Anyone else experienced anything similar? Thanks guys


----------



## wellerfeller (Jul 12, 2011)

Were there children where he stayed or would he have been in contact with other kids while he was there? It may be that he has had a negative experience with kids while you were away, perhaps some less dog savvy children than yours? He is also hitting the adolescent phase of his life so it could be either one or a combination of these things?
Can you ask the people that looked after him, without them taking offence?


----------



## Green Fairy (Oct 31, 2011)

wellerfeller said:


> Were there children where he stayed or would he have been in contact with other kids while he was there? It may be that he has had a negative experience with kids while you were away, perhaps some less dog savvy children than yours? He is also hitting the adolescent phase of his life so it could be either one or a combination of these things?
> Can you ask the people that looked after him, without them taking offence?

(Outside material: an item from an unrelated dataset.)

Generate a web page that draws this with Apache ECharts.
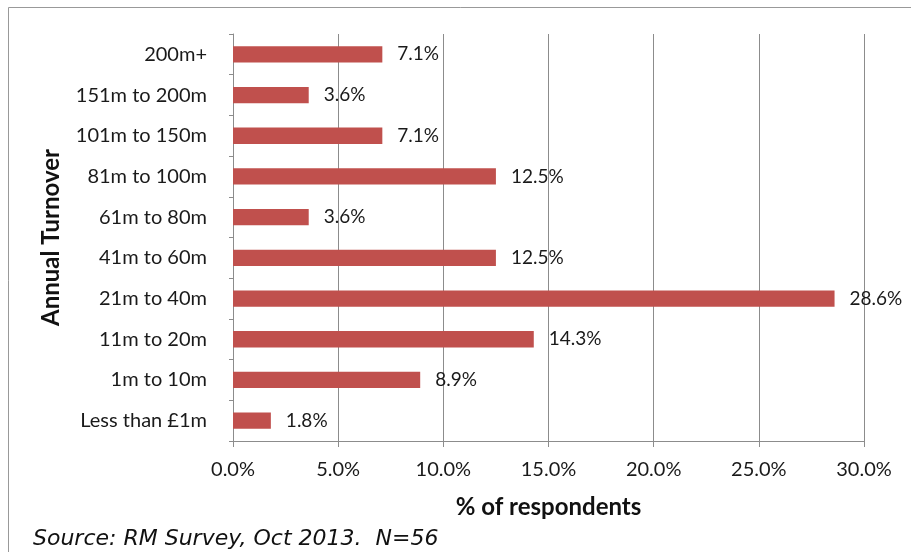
<!DOCTYPE html>
<html>
<head>
<meta charset="utf-8">
<script src="https://cdn.jsdelivr.net/npm/echarts@6/dist/echarts.min.js"></script>
<style>
  html, body { margin: 0; padding: 0; background: #fff; }
  #chart { width: 911px; height: 552px; }
</style>
</head>
<body>
<div id="chart"></div>
<script>
// Turnover bands, listed top to bottom
const categories = [
  '200m+', '151m to 200m', '101m to 150m', '81m to 100m', '61m to 80m',
  '41m to 60m', '21m to 40m', '11m to 20m', '1m to 10m', 'Less than £1m'
];
// Share of respondents in each band (%)
const shares = [7.1, 3.6, 7.1, 12.5, 3.6, 12.5, 28.6, 14.3, 8.9, 1.8];
// Percentage axis ticks
const xTicks = [0, 5, 10, 15, 20, 25, 30];

const FONT = 'Lato, "Open Sans", sans-serif';
const GRID_COLOR = '#8c8c8c';
const TEXT_COLOR = '#1a1a1a';

const chart = echarts.init(document.getElementById('chart'), null, { renderer: 'canvas' });

chart.setOption({
  backgroundColor: '#fff',
  animation: false,
  textStyle: { fontFamily: FONT },
  grid: { left: 233, right: 47, top: 34, bottom: 111, containLabel: false },
  xAxis: {
    type: 'value',
    min: xTicks[0],
    max: xTicks[xTicks.length - 1],
    interval: xTicks[1] - xTicks[0],
    name: '% of respondents',
    nameLocation: 'middle',
    nameGap: 54,
    nameTextStyle: { fontFamily: FONT, fontSize: 24, fontWeight: 'bold', color: '#111' },
    axisLine: { show: true, lineStyle: { color: GRID_COLOR, width: 1 } },
    axisTick: { show: true, length: 6, inside: false, lineStyle: { color: GRID_COLOR } },
    axisLabel: {
      margin: 19,
      fontSize: 20,
      color: TEXT_COLOR,
      formatter: v => v.toFixed(1) + '%'
    },
    splitLine: { show: true, lineStyle: { color: GRID_COLOR, width: 1 } }
  },
  yAxis: {
    type: 'category',
    data: categories,
    inverse: true,
    name: 'Annual Turnover',
    nameLocation: 'middle',
    nameRotate: 90,
    nameGap: 170,
    nameTextStyle: { fontFamily: FONT, fontSize: 24, fontWeight: 'bold', color: '#111' },
    axisLine: { show: true, lineStyle: { color: GRID_COLOR, width: 1 } },
    axisTick: { show: true, length: 4, inside: false, lineStyle: { color: GRID_COLOR } },
    axisLabel: { margin: 26, fontSize: 20, color: TEXT_COLOR },
    splitLine: { show: false }
  },
  series: [{
    type: 'bar',
    data: shares,
    barCategoryGap: '60%',
    itemStyle: { color: '#C0504D' },
    label: {
      show: true,
      position: 'right',
      distance: 15,
      fontSize: 19,
      color: TEXT_COLOR,
      formatter: p => p.value.toFixed(1) + '%'
    }
  }],
  graphic: [
    {
      type: 'rect',
      shape: { x: 8.5, y: 7.5, width: 1000, height: 600 },
      style: { fill: null, stroke: '#999', lineWidth: 1 },
      silent: true
    },
    {
      type: 'text',
      x: 33,
      y: 539,
      style: {
        text: 'Source: RM Survey, Oct 2013.  N=56',
        fontFamily: '"DejaVu Sans", Verdana, sans-serif',
        fontSize: 22,
        fontStyle: 'italic',
        verticalAlign: 'middle',
        fill: '#111'
      }
    }
  ]
});
</script>
</body>
</html>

Hello - thanks for reply, I live alone with my adult daughter but we have 2 x 4y.o in the extended family and he's still fine with them.

There were no children where he was staying while I was on hols and I've already asked if anything happened (she's absolutely fine and not offended in the least). She's confirmed nothing happened at all.

So I'm baffled!  Must be hormones?


----------



## wellerfeller (Jul 12, 2011)

Yes maybe just hormones, feeling a little restless and insecure. He will get over it, I wouldn't look into getting him neutered though until he s back to his usual confident self.
Keep us posted on how he gets on.


----------



## janee (Mar 25, 2012)

When Libby was a pup a family asked if their toddler could stroke her, we said yes and asked her to sit, the toddler didn't stroke but hit her on the head not too hard, the toddler was stopped but Libby looked shocked and moved away, after that and for a couple of years she would not go near very young childern and we never asked her to. It doesn't take much to put them off things when they are pups, something may have happened that didnt register with you or the puppy minder while you were away.


----------



## Pollypiglet (Oct 22, 2011)

Where have you been hiding another Hattie lookalike! I think something has happened to upset him around children it may have gone unoticed by those careing for him. Best advice I can give is to continue meeting children in a controlled setting and try and keep your energy low so he does not anticipate a problem eventually he will forget and move on. He is a lovely boy but then I am biased!


----------



## 2ndhandgal (Aug 29, 2011)

Pups have critical fear periods where they are far more sensitive and can develop fears to things they have previously coped well with so it is possible he is going through one of these periods and a small thing has happened which he has associated with a child.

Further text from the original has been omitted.